Petilla still maintains scenario for lack of power in summer

by Bloomberg, Janury 12, 2015
from Manila Bulletin

Office workers in the Philippines could be donning shorts for work this summer as air conditioners are dialed back to cut electricity demand and stave off blackouts.

At least that’s one scenario suggested by Energy Secretary Carlos Jericho Petilla as government and private offices, malls and factories are asked to set their air conditioners at 25 degrees centigrade (77 Fahrenheit).

“If we can go to work in shirts and short pants,” that could help cut power use, Petilla said in an interview last week.

Shopping malls and factories have already been warned to get ready to use their own generators as the blackouts that plague the country each summer are forecast to worsen in March and April. That’s when demand typically surges as temperatures reach as much as 40 degrees.

It didn’t have to be this way, said Petilla, citing refusal by Congress to grant President Benigno Aquino’s request to build new power plants, in the belief that commerce and industry could cover the shortfall themselves. The government has been banned from building power plants since 2001.

“We asked Congress to give the president emergency powers but when they didn’t give it before October, the power plant option is dead because it’s too late to build one now for use in summer.”

The bigger issue, according to James Lago at PCCI Securities Brokers Corp., is that the government misjudged power needs.

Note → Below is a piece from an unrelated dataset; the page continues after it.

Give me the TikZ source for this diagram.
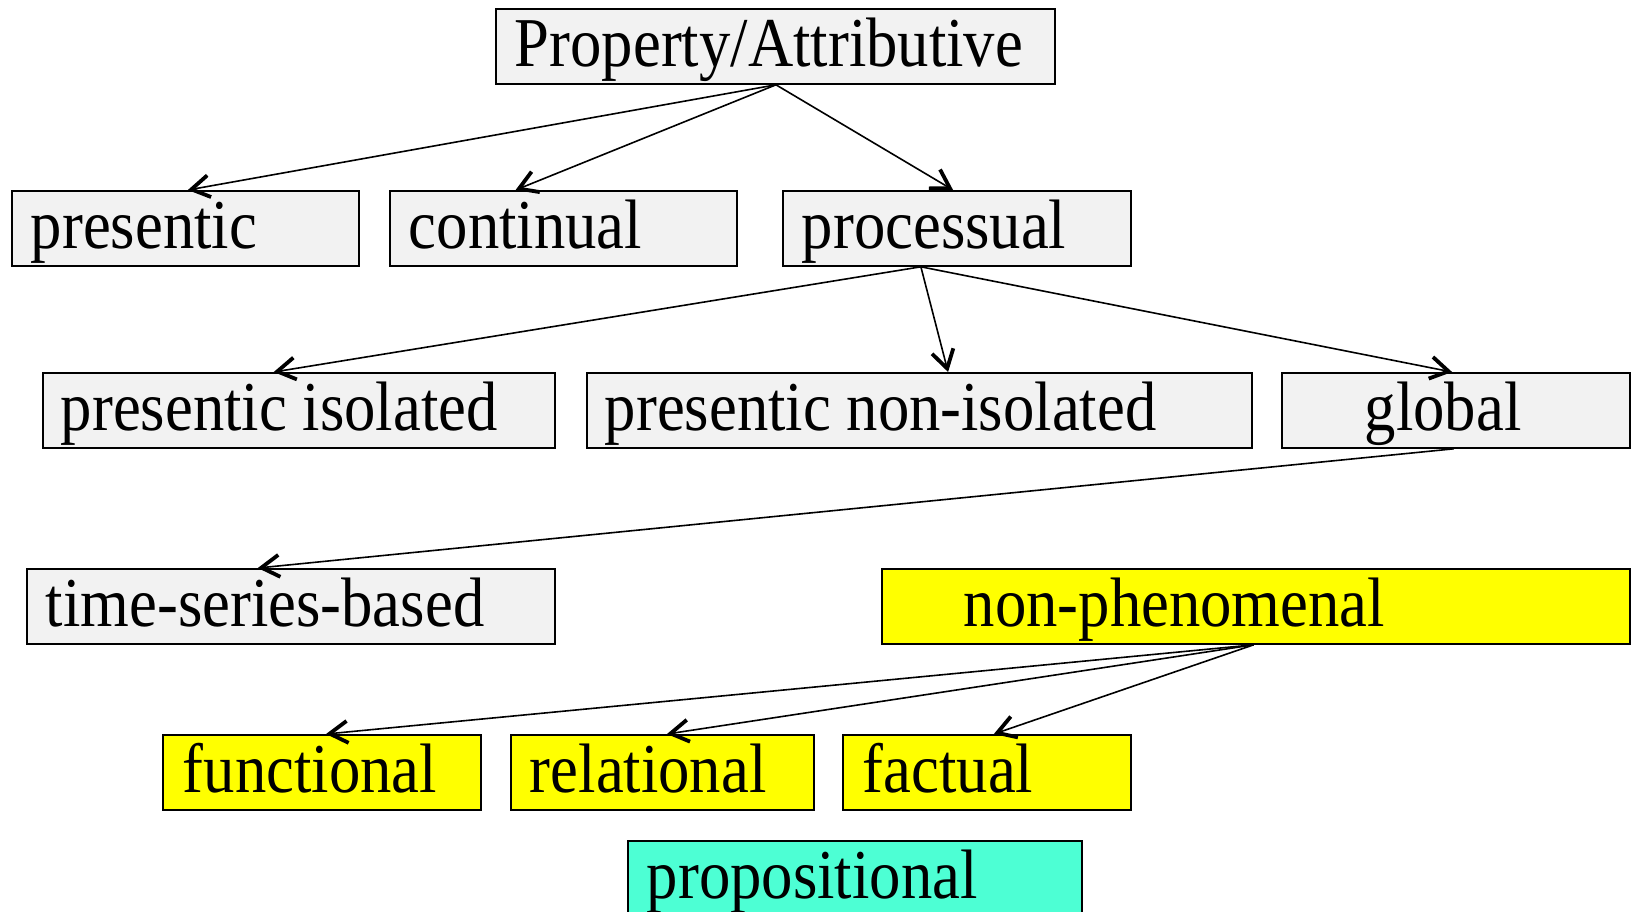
\documentclass[tikz,border=0pt]{standalone}
\usepackage{fontspec}
\setmainfont{Liberation Serif}
\usepackage{graphicx}
\usetikzlibrary{arrows.meta,calc}

\definecolor{boxgray}{HTML}{F2F2F2}
\definecolor{boxyellow}{HTML}{FFFF00}
\definecolor{boxcyan}{HTML}{4DFFD4}

% labels are set slightly condensed
\newcommand\narrow[1]{\scalebox{0.895}[1]{#1}}
% \boxnode{name}{left}{top}{right}{style}{left pad}{label}
\newcommand\boxnode[7]{%
  \pgfmathsetmacro\boxw{(#4-#2)*0.5}%
  \node[#5, minimum width=\boxw pt] (#1) at (#2,#3)
    {\makebox[\boxw pt][l]{\hspace*{#6pt}\narrow{#7}}};}
% point at a fraction along the top or bottom edge of a box
\newcommand\topat[2]{($(#1.north west)!#2!(#1.north east)$)}
\newcommand\botat[2]{($(#1.south west)!#2!(#1.south east)$)}

\tikzset{
  box/.style={draw=black, line width=0.9pt, anchor=north west,
    inner xsep=0pt, inner ysep=0pt, text height=29pt, text depth=8.5pt,
    font=\fontsize{35}{40}\selectfont},
  graybox/.style={box, fill=boxgray},
  yellowbox/.style={box, fill=boxyellow},
  cyanbox/.style={box, fill=boxcyan},
  conn/.style={line width=0.8pt,
    -{Straight Barb[length=9pt, width=11pt, line width=1.9pt]}},
}

\begin{document}
\begin{tikzpicture}[x=0.5pt, y=-0.5pt]
\useasboundingbox (0,0) rectangle (1631,911);

% boxes
\boxnode{prop}{495}{8}{1054}{graybox}{9.5}{Property/Attributive}
\boxnode{pres}{11}{190}{358}{graybox}{9.5}{presentic}
\boxnode{cont}{389}{190}{736}{graybox}{9.5}{continual}
\boxnode{proc}{782}{190}{1130}{graybox}{9.5}{processual}
\boxnode{iso}{42}{372}{554}{graybox}{9}{presentic isolated}
\boxnode{noniso}{586}{372}{1251}{graybox}{9}{presentic non-isolated}
\boxnode{glob}{1281}{372}{1629}{graybox}{41.5}{global}
\boxnode{tsb}{26}{568}{554}{graybox}{9.5}{time-series-based}
\boxnode{nonphen}{881}{568}{1629}{yellowbox}{41}{non-phenomenal}
\boxnode{func}{162}{734}{480}{yellowbox}{10}{functional}
\boxnode{rel}{510}{734}{813}{yellowbox}{9.5}{relational}
\boxnode{fact}{842}{734}{1130}{yellowbox}{10}{factual}
\boxnode{propos}{627}{840}{1081}{cyanbox}{9.5}{propositional}

% connectors
\draw[conn] \botat{prop}{0.501} -- \topat{pres}{0.507};
\draw[conn] \botat{prop}{0.501} -- \topat{cont}{0.363};
\draw[conn] \botat{prop}{0.501} -- \topat{proc}{0.489};
\draw[conn] \botat{proc}{0.397} -- \topat{iso}{0.451};
\draw[conn] \botat{proc}{0.397} -- \topat{noniso}{0.543};
\draw[conn] \botat{proc}{0.397} -- \topat{glob}{0.489};
\draw[conn] \botat{glob}{0.494} -- \topat{tsb}{0.4375};
\draw[conn] \botat{nonphen}{0.497} -- \topat{func}{0.513};
\draw[conn] \botat{nonphen}{0.497} -- \topat{rel}{0.515};
\draw[conn] \botat{nonphen}{0.497} -- \topat{fact}{0.524};
\end{tikzpicture}
\end{document}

“This shortage is due more to government’s short-sightedness than the private sector,” he said. “The private sector has been willing to build but they are faced with hurdles the state could have addressed.”

The Southeast Asian nation’s demand for electricity has surged as its economy expanded. Consumption rose 50 percent to 72,922 gigawatt hours in the 10 years to 2012, three times as much as the 16 percent growth in generating capacity over the same period, according to government data.

The Philippines now has Asia’s highest electricity rates after Japan, making power suppliers the biggest winners from the increase.

Shares in First Gen Corp., which is adding 514 megawatts of capacity this year and in 2016, surged 95 percent in 2014 in Manila trading. Its unit Energy Development Corp. rose 54 percent. Trans-Asia Oil & Energy Development Corp., which has built its first wind power project, jumped 59 percent.

“The tight conditions would benefit power generation firms with upcoming new capacity,” CIMB SB Equities analysts Edser Trinidad and Romel Libo-on said in a Jan. 6 study. Demand forecasts from as far as three years ago “underestimated the Philippines’ economic growth and the new capacity pipeline was delayed.”

In 2013, electricity prices rose to a record when the nation’s only commercial gas plant at Malampaya shut for repairs. The number of blackouts also rose. Malampaya is again scheduled for a maintenance shutdown during peak demand this year.

The government needs to do a better job of building up a reserve of power capacity to guard against unforeseen shutdowns, said Lago at PCCI Securities. It also needs to keep margins of power companies at a reasonable level.

Philippine power companies enjoy a gross margin of 50 percent to 60 percent, double that of other parts of the region, he said.